A recent area of exploration we have been working on in supporting reductions implemented in languages other than C++. Rust would integrate well with C++ and VW and as such we would like it to become well supported in the ecosystem. Initial work for Rust+VW has been started here, but more work in needed on the C API and the Rust bindings consuming it.


  • Flesh out required functions in the new C API to facilitate required functionality
  • Simple reduction implemented in Rust

Stretch Goals

  • NPM package.
  • Support dynamic loading of the reduction


  • Ability to define and run a reduction implemented in Rust

20. AutoML for online learning

Hyperparameter tuning is widely used in machine learning when trying to find the optimal learning algorithm.

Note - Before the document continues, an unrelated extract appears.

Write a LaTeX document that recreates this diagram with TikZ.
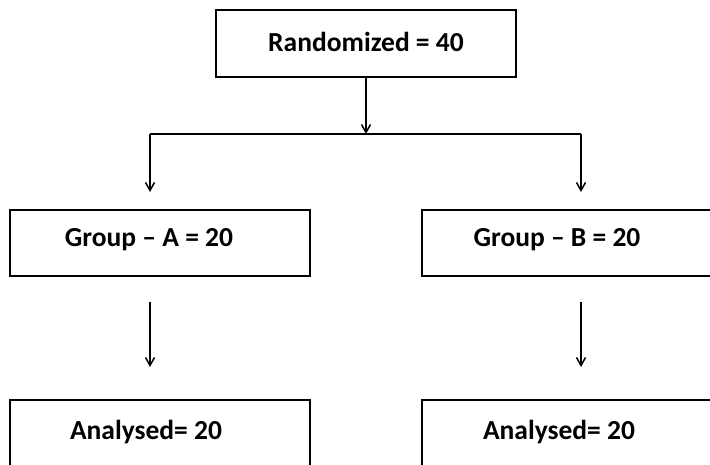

This is usually achieved via hyperparameter sweeping and is often performed manually, while requires enough knowledge and understanding of the data and the learning algorithm at hand.

This project will focus on implementing AutoML techniques for online training in VW, focusing on the area of hyperparameter tuning.


  • Implement AutoML techniques
  • Provide visualizations (or other appropriate output) that demonstrates the parameter tuning and how the model learns to perform better/worse as the parameters are tuned


  • PR against the vowpalwabbit repo
  • wiki-page describing how to achieve auto parameter tuning

21. Federated Residual Learning Prototype

Traditional Machine Learning requires clients to share data with a central service, which learns joint models across all clients. This results in the need for large joint models to faithfully capture all clients’ data, with large memory and inference time needs, as well as is undesirable from a privacy perspective. Simply learning local models on the clients, which preserves privacy, is also typically undesirable as each client sees only a small volume of data. The paper outlines a Federated Learning approach which blends local personalized models with global joint models, and achieves higher performance than purely joint or local learning approaches. This project aims to implement the algorithms laid out in the paper using VW and evaluating them at scale.


  • Client and server implementations of FedRes, as well as other popular Federated Learning algorithms.
  • Study its performance using a diverse collection of datasets.

22. Safe Contextual Bandits

Contextual Bandit algorithms are commonly designed to maximize the expected reward over time which is the right choice in scenarios where the only cost of choosing the worst arm is increased regret. In systems settings where there’s an SLA or safety constraint, avoiding bad actions is as important as learning the optimal one.   The goal of this project is to address those scenarios by developing a CB algorithm that takes a constraint signal together with the reward signal and trains a policy that maximizes reward subject to the probability of violating the constraint signal.